# New Washer



## oldasrocks (Oct 27, 2006)

Does anyone else have one of those new low water wash machines? We just bought one and worried its not cleaning the clothes well. It hardly puts any water in the wash load and rinses only a little.

Maybe we're just old dogs tryingto learn a new trick?


----------



## barnyardgal (Sep 21, 2009)

I do not have one but have a friend that does & DO NOT like it!!!!! AND no- as dirty as my clothes get,the clothes do not come clean like the old kind with the agitator in it,my old machine is on its last leg & i WILL NOT buy one of the newer ones-hate them!!!

Been thinking of looking around NOW for another one with an agitator so i will have it when my old one gives out,hope i can still find one,have not been shopping/looking for any in the stores yet though~


----------



## oldasrocks (Oct 27, 2006)

You better shop fast then. New guberment mandates are outlawing the regular washing machines.

We get pretty dirty in the gardens etc here too. My wife threatened to whup our appliance man.


----------



## DakotaBrat (Jun 30, 2002)

Don't have a low water one but do have a front loader which uses less water and I love it My clothes seem to get clean but then our clothes aren't as soiled as when we were in the work force. Now it's just yard work and cutting wood which we don't seem to get as dirty.


----------



## Bluesgal (Jun 17, 2011)

Front load Maytag set...LOVE THEM!! I think they do a good job of cleaning. Had a freind come over and use the machines as her washer was dead. While folding socks she said she was jealous, the socks are so much cleaner and actaully white again...


----------



## oldasrocks (Oct 27, 2006)

As the front loader is deeper we didn't have room for it. Stuck now with this low water beast.

Maybe I'll have to wash my jeans more often. I tend to wear my chore jeans for days. The old adage is-- if they stand up in the corner they are still clean enough to wear but if you whistle and they come to you its time to wash them.


----------



## Helena (May 10, 2002)

Have an HE front load washer and I do like it. It uses only 10 gallons of water vs the usual 30 or more gallons and clothes spin much drier. I do use my Maytag wringer washer still for blankets and still enjoy using it during the summer months outside. that saves water also as I can reuse the water for a couple loads of laundry but yes...it is time consuming. Now know why Monday was wash day and Tuesday you ironed the clothes..I think they are great..the front loaders. I did notice that they have top loading washer with stainless steel drum with no agitators...something different..


----------



## oldasrocks (Oct 27, 2006)

Helena said:


> . I did notice that they have top loading washer with stainless steel drum with no agitators...something different..

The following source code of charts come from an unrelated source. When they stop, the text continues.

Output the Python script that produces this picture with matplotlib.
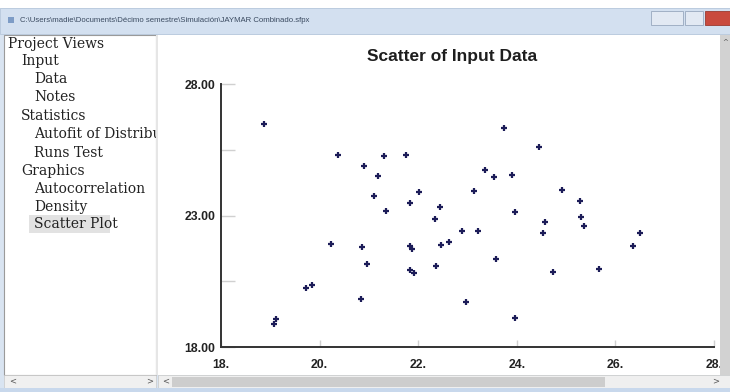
import matplotlib
matplotlib.use("Agg")
import matplotlib.pyplot as plt
from matplotlib.patches import Rectangle

W, H = 730, 392

# scatter values
x_vals = [18.88, 20.37, 21.31, 21.75, 20.90, 21.18, 21.11, 22.01, 21.83, 22.44,
          21.35, 23.75, 24.46, 23.36, 23.53, 23.91, 23.13, 24.92, 25.29, 23.97,
          22.34, 22.88, 20.24, 20.87, 21.84, 21.88, 22.46, 22.63, 20.97, 21.84,
          21.91, 22.37, 19.72, 19.84, 20.83, 22.97, 19.12, 19.08, 25.31, 24.57,
          25.36, 23.21, 24.53, 26.50, 26.36, 23.58, 24.74, 25.67, 23.96]
y_vals = [26.47, 25.30, 25.25, 25.29, 24.88, 24.49, 23.74, 23.89, 23.49, 23.34,
          23.17, 26.32, 25.62, 24.73, 24.45, 24.54, 23.94, 23.96, 23.55, 23.12,
          22.87, 22.42, 21.90, 21.81, 21.83, 21.74, 21.89, 21.99, 21.16, 20.92,
          20.80, 21.09, 20.23, 20.35, 19.84, 19.72, 19.08, 18.87, 22.95, 22.74,
          22.61, 22.42, 22.35, 22.33, 21.84, 21.33, 20.85, 20.95, 19.10]

y_major = [18, 23, 28]
y_major_labels = ["18.00", "23.00", "28.00"]
y_minor = [20.5, 25.5]
x_ticks = [18, 20, 22, 24, 26, 28]
x_tick_labels = ["18.", "20.", "22.", "24.", "26.", "28."]

chart_title = "Scatter of Input Data"
window_title = "C:\\Users\\madie\\Documents\\Décimo semestre\\Simulación\\JAYMAR Combinado.sfpx"
tree_items = [("Project Views", 0), ("Input", 1), ("Data", 2), ("Notes", 2),
              ("Statistics", 1), ("Autofit of Distributions", 2), ("Runs Test", 2),
              ("Graphics", 1), ("Autocorrelation", 2), ("Density", 2),
              ("Scatter Plot", 2)]

fig = plt.figure(figsize=(W / 100, H / 100), dpi=100, facecolor="#d9e4f1")


def box(x0, y0, x1, y1, **kw):
    # rectangle in screen pixels, origin top-left
    fig.add_artist(Rectangle((x0 / W, 1 - y1 / H), (x1 - x0) / W, (y1 - y0) / H,
                             transform=fig.transFigure, **kw))


def label(x, y, s, **kw):
    fig.text(x / W, 1 - y / H, s, **kw)


# window chrome
box(0, 0, W, 8, fc="white", lw=0)
box(0, 8, W, 34, fc="#d3e0f0", ec="#b8c8dc", lw=0.6)
box(8, 17, 14, 23, fc="#7d9cc6", lw=0)
label(20, 21, window_title, fontsize=5.6, color="#3a4a60", va="center",
      family="Liberation Sans")
box(651, 11, 683, 25, fc="#e2e9f3", ec="#98a8be", lw=0.6)
box(685, 11, 703, 25, fc="#e2e9f3", ec="#98a8be", lw=0.6)
box(705, 11, 730, 25, fc="#c94a3e", ec="#9a3a30", lw=0.6)

# project tree
box(4, 35, 156, 375, fc="white", ec="#9a9a9a", lw=0.8)
box(29, 215, 110, 233, fc="#e2e2e2", lw=0, zorder=1)
tree_y = [44, 61, 79, 97, 116, 134, 153, 171, 189, 207, 224]
for (name, level), ty in zip(tree_items, tree_y):
    label(8 + 13 * level, ty, name, fontsize=10, va="center", color="#222222",
          family="DejaVu Serif", zorder=1.5)
box(156, 35, 158, 375, fc="#e6e6e6", lw=0, zorder=2)
box(158, 35, 720, 375, fc="white", lw=0, zorder=2)

# chart
ax = fig.add_axes([221 / W, 1 - 347 / H, (714 - 221) / W, (347 - 84) / H])
ax.set_zorder(3)
ax.patch.set_alpha(0)
ax.plot(x_vals, y_vals, linestyle="none", marker="+", markersize=5,
        markeredgewidth=1.6, color="#1c1c58")
ax.set_xlim(18, 28)
ax.set_ylim(18, 28)
for side in ["top", "right"]:
    ax.spines[side].set_visible(False)
for side in ["left", "bottom"]:
    ax.spines[side].set_color("#333333")
    ax.spines[side].set_linewidth(1.4)
ax.set_yticks(y_major)
ax.set_yticklabels(y_major_labels)
ax.set_yticks(y_minor, minor=True)
ax.set_xticks(x_ticks)
ax.set_xticklabels(x_tick_labels)
ax.tick_params(axis="y", which="both", direction="in", length=10, color="#d0d0d0",
               width=1, pad=4)
ax.tick_params(axis="x", which="both", direction="in", length=5, color="#d0d0d0",
               width=1, pad=9)
for t in ax.get_xticklabels() + ax.get_yticklabels():
    t.set_fontweight("bold")
    t.set_fontsize(8.8)
    t.set_color("#222222")
    t.set_family("Liberation Sans")
label(452, 57, chart_title, fontsize=12.5, fontweight="bold", ha="center", va="center",
      color="#1e1e1e", family="Liberation Sans")

# scrollbars
box(720, 35, W, 375, fc="#d2d2d2", lw=0, zorder=10)
label(722, 42, "^", fontsize=5, va="center", color="#555555", zorder=12)
box(4, 375, 156, 388, fc="#f0f0f0", ec="#c8c8c8", lw=0.5, zorder=10)
box(158, 375, W, 388, fc="#efefef", ec="#c8c8c8", lw=0.5, zorder=10)
box(172, 377, 605, 387, fc="#cdcdcd", lw=0, zorder=11)
label(9, 381, "<", fontsize=6, va="center", color="#555555", zorder=12)
label(146, 381, ">", fontsize=6, va="center", color="#555555", zorder=12)
label(162, 381, "<", fontsize=6, va="center", color="#555555", zorder=12)
label(712, 381, ">", fontsize=6, va="center", color="#555555", zorder=12)
box(0, 388, W, H, fc="#c8d8ec", lw=0, zorder=10)

fig.savefig("out.png", dpi=100, facecolor=fig.get_facecolor())
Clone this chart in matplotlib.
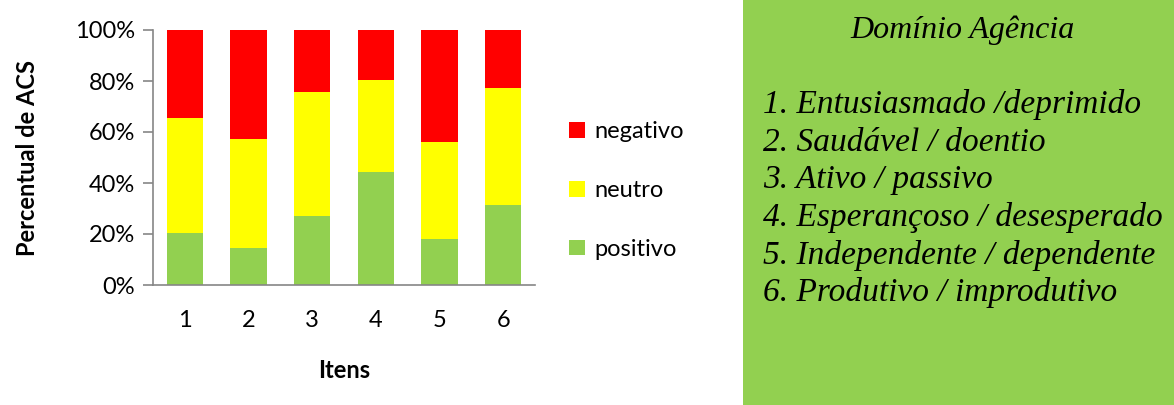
import numpy as np
import matplotlib.pyplot as plt
from matplotlib.patches import Rectangle

# dados (percentual de ACS por item)
itens = ['1', '2', '3', '4', '5', '6']
positivo = [20.4, 14.5, 27.0, 44.3, 18.0, 31.3]
neutro = [44.9, 42.7, 48.5, 35.9, 38.1, 46.0]
negativo = [34.7, 42.8, 24.5, 19.8, 43.9, 22.7]

titulo_painel = 'Domínio Agência'
descricoes = ['1. Entusiasmado /deprimido',
              '2. Saudável / doentio',
              '3. Ativo / passivo',
              '4. Esperançoso / desesperado',
              '5. Independente / dependente',
              '6. Produtivo / improdutivo']

verde = '#92D050'
amarelo = '#FFFF00'
vermelho = '#FF0000'
cinza = '#868686'

plt.rcParams['font.family'] = ['Lato', 'DejaVu Sans']
fs = 17

fig = plt.figure(figsize=(11.74, 4.05), dpi=100)
ax = fig.add_axes([153 / 1174, 120 / 405, 382 / 1174, 255 / 405])

x = np.arange(len(itens))
pos = np.array(positivo)
neu = np.array(neutro)
neg = np.array(negativo)
w = 0.57
b1 = ax.bar(x, pos, w, color=verde, label='positivo')
b2 = ax.bar(x, neu, w, bottom=pos, color=amarelo, label='neutro')
b3 = ax.bar(x, neg, w, bottom=pos + neu, color=vermelho, label='negativo')

ax.set_xlim(-0.5, len(itens) - 0.5)
ax.set_ylim(0, 100)
ax.set_yticks(np.arange(0, 101, 20))
ax.set_yticklabels([f'{v}%' for v in range(0, 101, 20)])
ax.set_xticks(x)
ax.set_xticklabels(itens)
for s in ['top', 'right']:
    ax.spines[s].set_visible(False)
for s in ['left', 'bottom']:
    ax.spines[s].set_color(cinza)
    ax.spines[s].set_linewidth(1.2)
ax.tick_params(axis='y', length=7, color=cinza, width=1.2, labelsize=fs, pad=6)
ax.tick_params(axis='x', length=0, labelsize=fs, pad=18)
ax.set_ylabel('Percentual de ACS', fontsize=fs, fontweight='bold', labelpad=26)
ax.set_xlabel('Itens', fontsize=fs, fontweight='bold', labelpad=20)

fig.legend(handles=[b3, b2, b1], loc='upper left', bbox_to_anchor=(548 / 1174, 1 - 100 / 405),
           frameon=False, fontsize=fs, handlelength=0.65, handleheight=0.65,
           handletextpad=0.4, labelspacing=1.6)

# painel verde com a descrição dos itens
fig.patches.append(Rectangle((743 / 1174, 0), 431 / 1174, 1, transform=fig.transFigure,
                             facecolor=verde, edgecolor='none'))
serif = ['Liberation Serif', 'DejaVu Serif']
fig.text(962 / 1174, 1 - 30 / 405, titulo_painel, ha='center', va='center',
         fontsize=23, style='italic', family=serif)
for i, d in enumerate(descricoes):
    fig.text(763 / 1174, 1 - (105 + 37.6 * i) / 405, d, ha='left', va='center',
             fontsize=24, style='italic', family=serif)

fig.savefig('out.png', dpi=100)
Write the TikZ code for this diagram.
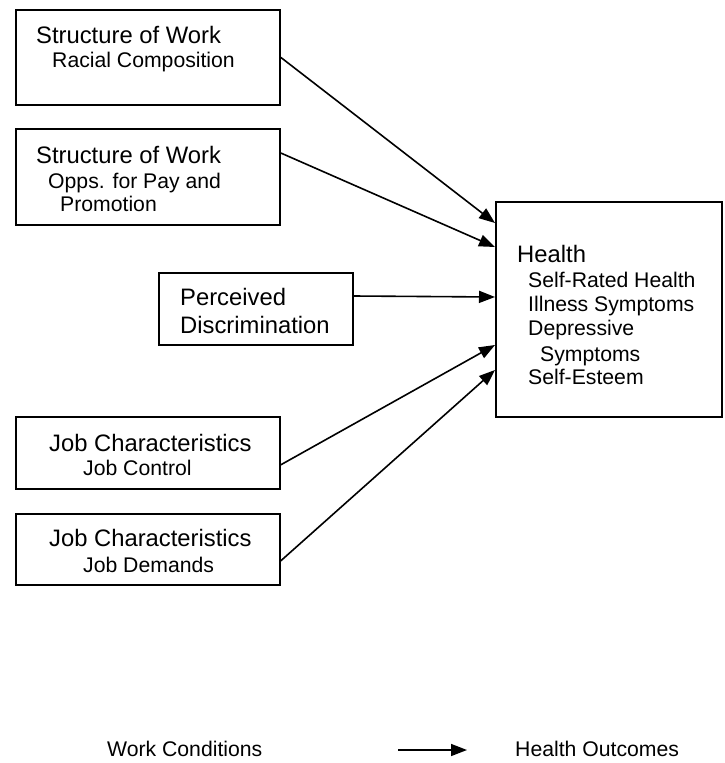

Thats the one we have and my wife hates it. I swear some of the clothes don't even get wet much less washed.


----------



## Sujae (May 14, 2008)

We bought one of these types of washers 10 or so years ago. It lasted in my house only 2 years before I could NOT stand it anymore. When we bought it, they advertised it as a front loader turned on its back to make it a top loader without the agitator. 

We thought it was a machine we would like to have until I noticed my whites were not white any longer and there was no amount of bleach that could get them bright again. I started complaining about the machine 8 months after we had it and nobody in the house realized how bad the wash was but me. I went to the computer and looked up the model online and there were pages and pages of complaints. Apparently what was going wrong with the machines was that some of the drain water never fully drained. So essentially what would happen is you would wash dark clothes (blue jeans lets say) and some of the drain water stayed in the machine. Then then next time you did wash you decided to do whites and in came the nasty left over drain water that never fully drained because of the lousey design of the machine. That nasty water always made lights and whites dull and dingy plus I thought the laundry room started to smell musty. I'm now using a normal top loading Maytag and love it.

These machines are not the same as front loaders, don't let anyone tell you that they are! If you want a front loader get the real thing you will be much happier.


----------



## oldasrocks (Oct 27, 2006)

We were told this is a guberment mandate that says they al have to start selling this water saver washer. Regular ones will no longer be available soon.


----------



## Helena (May 10, 2002)

Hmm..guess I bettter hang onto my old wringer..just incase...


----------